Now that ‘Machete Kills,’ viewers are left wanting more


Courtesy Photo

Danny Trejo (Machete), left, and Demian Bichir (Mendez) attempt to get back into the United States in “Machete Kills.”

Emanuel Espinoza, Staff Writer

Robert Rodriguez gave us another entry to his “Machete” series and while it’s a fun movie, does it live up to its predecessor?

“Machete Kills” is the sequel to 2010’s “Machete,” which was spawned from a fake trailer that was shown in the Robert Rodriguez/Quentin Tarantino double-feature “Grindhouse,” released in 2007. “Machete” followed in the old grind-house style of filmmaking with a lot of absurdity and ridiculousness, yet still provided entertainment value, mostly for those who are familiar with such a style.

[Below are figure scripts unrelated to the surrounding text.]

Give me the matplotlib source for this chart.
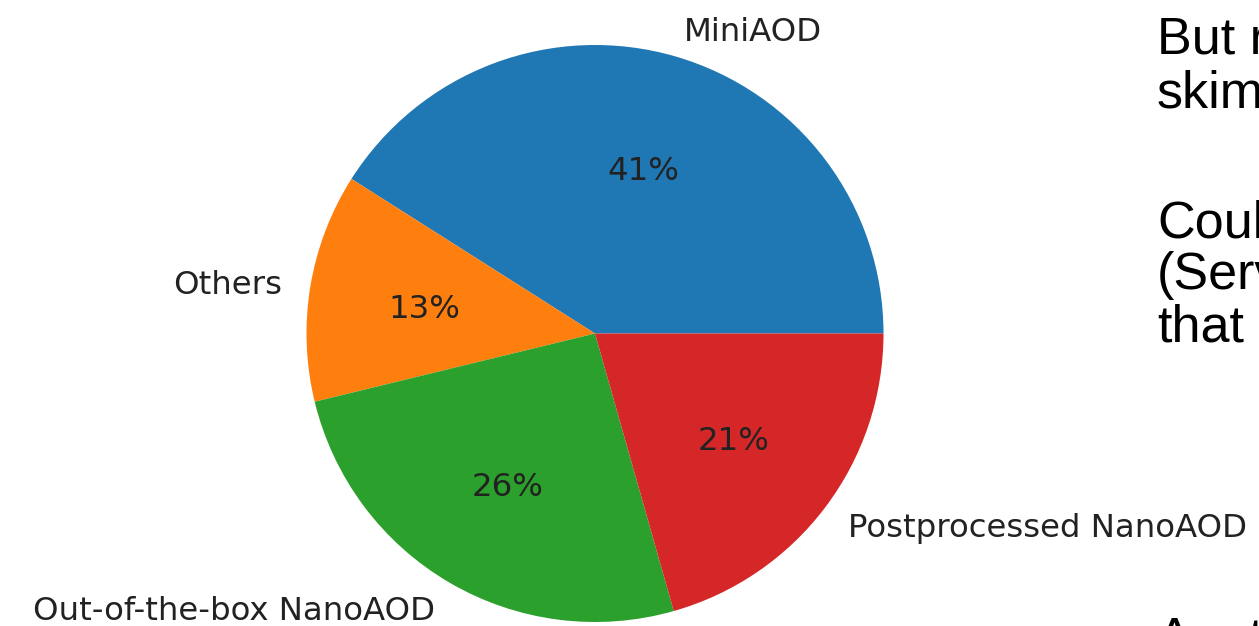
import matplotlib
matplotlib.use("Agg")
import matplotlib.pyplot as plt

# slice data (start at 3 o'clock, counter-clockwise)
labels = ["MiniAOD", "Others", "Out-of-the-box NanoAOD", "Postprocessed NanoAOD"]
shares = [41.0, 12.8, 25.6, 20.6]
colors = ["#1f77b4", "#ff7f0e", "#2ca02c", "#d62728"]

# clipped slide text on the right
side_lines = ["But r", "skim", "Coul", "(Serv", "that", "Anot"]
side_baselines = [53, 107, 237, 289, 342, 654]  # pixel rows from top

W, H = 1259, 626
fig = plt.figure(figsize=(W / 100, H / 100), dpi=100)

cx, cy, r = 595, 333.5, 288.5
ax = fig.add_axes([(cx - r) / W, (H - cy - r) / H, 2 * r / W, 2 * r / H])
wedges, texts, autotexts = ax.pie(shares, labels=labels, colors=colors,
                                  autopct='%1.0f%%', startangle=0,
                                  textprops={'fontsize': 23.3, 'color': '#222222'})
ax.set_xlim(-1, 1)
ax.set_ylim(-1, 1)
ax.set_aspect('equal')

# nudge the texts a touch lower, like the screenshot
for t in list(texts) + list(autotexts):
    x, y = t.get_position()
    t.set_position((x, y - 0.014))

for txt, base in zip(side_lines, side_baselines):
    fig.text(1157 / W, 1 - base / H, txt, fontsize=37.5, family='Liberation Sans',
             va='baseline', ha='left', color='black')

fig.savefig("out.png", dpi=100)
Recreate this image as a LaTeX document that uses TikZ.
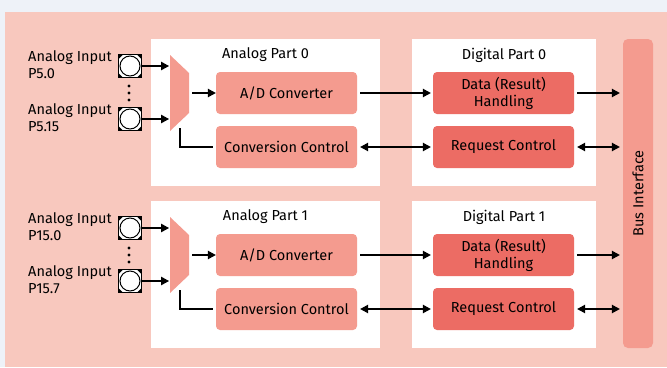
\documentclass[tikz,border=0pt]{standalone}
\usepackage{fontspec}
\setmainfont{Fira Sans}
\usetikzlibrary{positioning,arrows.meta}
\definecolor{outerbg}{HTML}{EEF2F8}
\definecolor{panelpink}{HTML}{F8C8BE}
\definecolor{salmon}{HTML}{F49B8F}
\definecolor{redblock}{HTML}{EC6C64}
\begin{document}
\begin{tikzpicture}[x=1pt,y=-1pt,
part/.style={rectangle, fill=white, minimum width=229pt, minimum height=147pt},
digpart/.style={part, minimum width=184pt},
block/.style={rectangle, rounded corners=4pt, fill=salmon, minimum width=141pt, minimum height=42pt, align=center, font=\fontsize{14.5}{17}\selectfont},
digblock/.style={block, fill=redblock},
title/.style={font=\fontsize{14.5}{17}\selectfont},
inlabel/.style={anchor=west, align=left, inner sep=0pt, font=\fontsize{14.5}{17}\selectfont},
inpad/.style={rectangle, draw=black, line width=1.6pt, fill=white, minimum size=23pt, inner sep=0pt,
  path picture={
    \fill[black] (path picture bounding box.north west) -- ++(4.5pt,0) -- ++(-4.5pt,-4.5pt) -- cycle;
    \fill[black] (path picture bounding box.north east) -- ++(-4.5pt,0) -- ++(4.5pt,-4.5pt) -- cycle;
    \fill[black] (path picture bounding box.south west) -- ++(4.5pt,0) -- ++(-4.5pt,4.5pt) -- cycle;
    \fill[black] (path picture bounding box.south east) -- ++(-4.5pt,0) -- ++(4.5pt,4.5pt) -- cycle;
    \draw[black, line width=1pt, fill=white] (path picture bounding box.center) circle (10pt);}},
mux/.style={fill=salmon},
dot/.style={circle, fill=black, inner sep=0pt, minimum size=3.4pt},
conn/.style={line width=1.1pt},
>={Triangle[length=8pt,width=8.5pt]}
]
% background
\fill[outerbg] (0,0) rectangle (667,367);
\fill[panelpink] (5,12) rectangle (667,367);

% upper half
\node[part](ana_part_0) at (265.5,112.5){};
\node[digpart](dig_part_0) at (504,112.5){};
\node[title](ana_title_0) at (265.5,55){Analog Part 0};
\node[title](dig_title_0) at (504,55){Digital Part 0};

\node[block](ad_0) at (286.5,93){A/D Converter};
\node[block](conv_0) at (286.5,147){Conversion Control};
\node[digblock](data_0) at (503.5,93){Data (Result)\\Handling};
\node[digblock](req_0) at (503.5,147){Request Control};

\node[inlabel](lbl_0a) at (28,65){Analog Input\\P5.0};
\node[inlabel](lbl_0b) at (28,118){Analog Input\\P5.15};
\node[inpad](pad_0a) at (130,66){};
\node[inpad](pad_0b) at (130,119){};
\node[dot](dot_0a) at (129,86){};
\node[dot](dot_0b) at (129,93){};
\node[dot](dot_0c) at (129,100){};

\fill[mux] (170,55) -- (189,73) -- (189,113) -- (170,131) -- cycle;
\coordinate (mux_0_ina) at (169,66);
\coordinate (mux_0_inb) at (169,119);
\coordinate (mux_0_out) at (192,93);
\coordinate (mux_0_sel) at (180,128);

% lower half
\node[part](ana_part_1) at (265.5,274.5){};
\node[digpart](dig_part_1) at (504,274.5){};
\node[title](ana_title_1) at (265.5,217){Analog Part 1};
\node[title](dig_title_1) at (504,217){Digital Part 1};

\node[block](ad_1) at (286.5,255){A/D Converter};
\node[block](conv_1) at (286.5,309){Conversion Control};
\node[digblock](data_1) at (503.5,255){Data (Result)\\Handling};
\node[digblock](req_1) at (503.5,309){Request Control};

\node[inlabel](lbl_1a) at (28,227){Analog Input\\P15.0};
\node[inlabel](lbl_1b) at (28,280){Analog Input\\P15.7};
\node[inpad](pad_1a) at (130,228){};
\node[inpad](pad_1b) at (130,281){};
\node[dot](dot_1a) at (129,248){};
\node[dot](dot_1b) at (129,255){};
\node[dot](dot_1c) at (129,262){};

\fill[mux] (170,217) -- (189,235) -- (189,275) -- (170,293) -- cycle;
\coordinate (mux_1_ina) at (169,228);
\coordinate (mux_1_inb) at (169,281);
\coordinate (mux_1_out) at (192,255);
\coordinate (mux_1_sel) at (180,290);

% bus
\node[rectangle, rounded corners=5pt, fill=salmon, rotate=90, minimum width=309pt, minimum height=30pt, font=\fontsize{14.5}{17}\selectfont](bus) at (638,193.5){Bus Interface};

% connectors
\draw[conn,->] (pad_0a.east) -- (mux_0_ina);
\draw[conn,->] (pad_0b.east) -- (mux_0_inb);
\draw[conn,->] (mux_0_out) -- (ad_0.west);
\draw[conn,shorten >=3pt] (mux_0_sel) |- (conv_0.west);
\draw[conn,->,shorten <=3pt,shorten >=2pt] (ad_0.east) -- (data_0.west);
\draw[conn,<->,shorten <=3pt,shorten >=2pt] (conv_0.east) -- (req_0.west);
\draw[conn,->,shorten <=3pt,shorten >=3pt] (data_0.east) -- (data_0.east -| bus.north);
\draw[conn,<->,shorten <=3pt,shorten >=3pt] (req_0.east) -- (req_0.east -| bus.north);

\draw[conn,->] (pad_1a.east) -- (mux_1_ina);
\draw[conn,->] (pad_1b.east) -- (mux_1_inb);
\draw[conn,->] (mux_1_out) -- (ad_1.west);
\draw[conn,shorten >=3pt] (mux_1_sel) |- (conv_1.west);
\draw[conn,->,shorten <=3pt,shorten >=2pt] (ad_1.east) -- (data_1.west);
\draw[conn,<->,shorten <=3pt,shorten >=2pt] (conv_1.east) -- (req_1.west);
\draw[conn,->,shorten <=3pt,shorten >=3pt] (data_1.east) -- (data_1.east -| bus.north);
\draw[conn,<->,shorten <=3pt,shorten >=3pt] (req_1.east) -- (req_1.east -| bus.north);
\end{tikzpicture}
\end{document}
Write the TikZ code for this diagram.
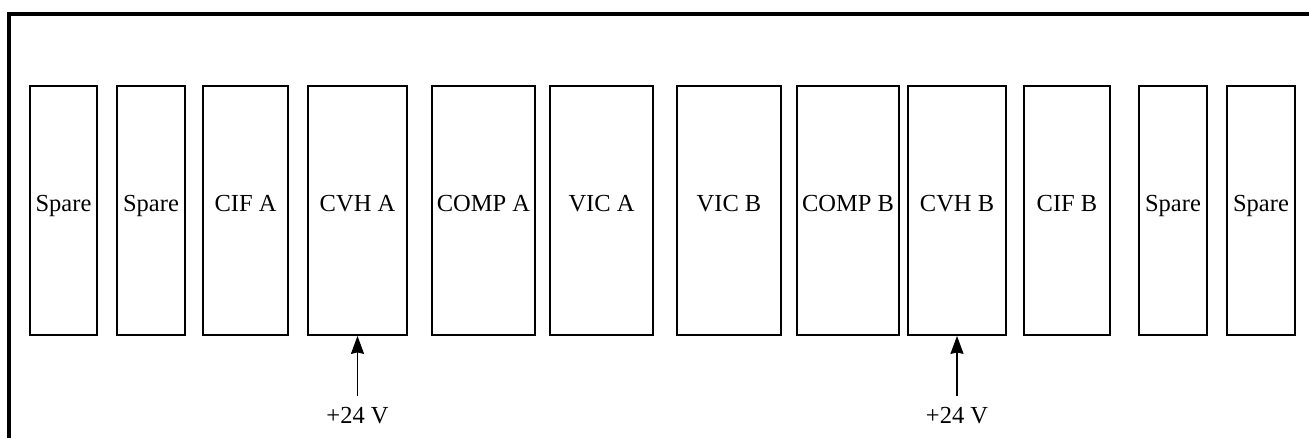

The film follows the titular character Machete (Danny Trejo) being called by the President of the United States, played by Charlie Sheen, who went by his birth-name Carlos Estevez, going with the whole “Mexican theme” that Rodriguez was going for. He is assigned to eliminate a threat to the U.S.

He comes across some strange figures along the way, like a master of disguise who is played by four different actors, Lady Gaga being one of them. Also, an insane madam named Desdemona, played by Sofia Vergara, who is out for Machete’s blood, along with her minions, one of whom played by former “Spy Kid” Alexa Vega.

The movie itself has a lot of ridiculousness. There’s a lot of violence in this movie along with a lack of realism.

The first film was a modern-day sendup of “trashy” exploitation B-movies from the 1970s. This film used that formula as well, but it wasn’t as ridiculous as the first. It was actually a little more ridiculous, in fact.

One of the most over-the-top moments involved Sofia Vergara’s character, who wears a machine gun bra. Another funny moment was a nod to “Star Wars” when a character was given the “Han Solo being frozen” treatment from “The Empire Strikes Back.”

The movie itself was entertaining and fun, but in some ways, it didn’t live up to its predecessor. There were many things going on at once and while plot isn’t  the film’s strongest suit, it can be somewhat confusing.

The first film had different things going on as well, but what made it work was how it felt a little more like a “Mexploitation” movie. There were a lot of Mexican stereotypes and racial themes, but it all went with the plot.

This film, however, went with themes that are found in James Bond films and cheap science fiction.

Overall, if you decide to see this film, just make sure you check your brain at the door. While it wasn’t as good as “Machete,” it’s still an entertaining movie.